An operation where the aircraft are all on leaseback would not be too hard to set-up. Falcon Executive (where I get my CFI from) does not own a single aircraft. All 30 or so airplanes they have are leasebacks - they get $10 an hour of the rental fee for the aircraft BUT they don't pay for maintenance, upgrades etc. It wouldn't be too hard to find and partner up with a local aircraft dealer to sell new aircraft with a "leaseback" option for the new owner to the school. The school could get $15-20/hr for the aircraft and then let CFIs freelance out of those aircraft.

The only problem is it'd probably in the beginning it'd take some serious cash and hustle (more hustle than cash) and probably be a be a break even (at best) type of deal for a while.

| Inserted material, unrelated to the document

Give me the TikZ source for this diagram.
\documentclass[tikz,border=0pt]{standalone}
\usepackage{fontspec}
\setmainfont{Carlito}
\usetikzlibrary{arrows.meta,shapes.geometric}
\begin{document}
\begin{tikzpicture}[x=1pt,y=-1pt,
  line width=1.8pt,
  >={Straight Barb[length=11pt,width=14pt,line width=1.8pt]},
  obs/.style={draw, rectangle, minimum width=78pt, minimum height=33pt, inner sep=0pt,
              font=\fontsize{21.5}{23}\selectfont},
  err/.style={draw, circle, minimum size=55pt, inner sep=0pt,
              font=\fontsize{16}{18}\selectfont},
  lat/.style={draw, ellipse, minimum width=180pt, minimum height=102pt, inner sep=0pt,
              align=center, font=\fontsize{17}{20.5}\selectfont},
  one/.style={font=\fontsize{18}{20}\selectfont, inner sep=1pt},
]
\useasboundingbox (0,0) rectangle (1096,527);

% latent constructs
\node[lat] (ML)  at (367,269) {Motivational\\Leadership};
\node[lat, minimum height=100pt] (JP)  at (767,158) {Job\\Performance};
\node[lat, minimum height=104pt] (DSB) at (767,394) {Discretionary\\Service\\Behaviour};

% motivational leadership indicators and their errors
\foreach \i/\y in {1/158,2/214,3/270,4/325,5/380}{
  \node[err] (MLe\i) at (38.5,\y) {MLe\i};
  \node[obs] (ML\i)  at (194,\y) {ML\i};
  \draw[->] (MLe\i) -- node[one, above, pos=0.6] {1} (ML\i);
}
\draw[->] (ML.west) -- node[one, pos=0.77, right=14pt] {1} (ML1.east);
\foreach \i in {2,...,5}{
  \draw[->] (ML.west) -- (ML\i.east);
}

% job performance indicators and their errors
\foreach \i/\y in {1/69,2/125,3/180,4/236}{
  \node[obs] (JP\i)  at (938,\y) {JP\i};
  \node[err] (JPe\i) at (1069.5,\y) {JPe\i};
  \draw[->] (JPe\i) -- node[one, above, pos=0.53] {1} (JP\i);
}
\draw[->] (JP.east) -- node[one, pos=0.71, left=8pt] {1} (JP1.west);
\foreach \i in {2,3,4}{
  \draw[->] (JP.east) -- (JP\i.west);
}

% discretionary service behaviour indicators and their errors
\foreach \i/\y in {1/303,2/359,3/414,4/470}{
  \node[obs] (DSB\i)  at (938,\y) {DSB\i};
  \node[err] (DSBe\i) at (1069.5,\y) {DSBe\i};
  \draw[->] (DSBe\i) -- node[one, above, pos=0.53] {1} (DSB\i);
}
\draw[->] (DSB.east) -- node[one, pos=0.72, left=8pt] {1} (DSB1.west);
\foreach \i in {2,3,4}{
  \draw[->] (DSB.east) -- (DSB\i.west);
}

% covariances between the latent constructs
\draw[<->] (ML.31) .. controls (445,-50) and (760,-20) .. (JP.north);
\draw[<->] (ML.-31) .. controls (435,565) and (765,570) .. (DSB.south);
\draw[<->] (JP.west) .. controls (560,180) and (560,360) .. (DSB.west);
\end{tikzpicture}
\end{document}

But eventually $15-20 an hour spread over say three aircraft may generate just enough to keep things going. You're looking at some kind of small numbers. But, say you could fly each of the aircraft 20 hours a week. That's an income potential of 60 hours (three aircraft) x $15/hr = $900/week or roughly $3,600 a month, before taxes. At $3,600 a month you could probably get a small, little office someplace and maybe even pay a receptionist/dispatcher. But that'd be about it. It wouldn't bring in huge bucks but if you could get to that 20-hour mark you could probably stay in business. The trick, however, is getting to that "20-hour" mark.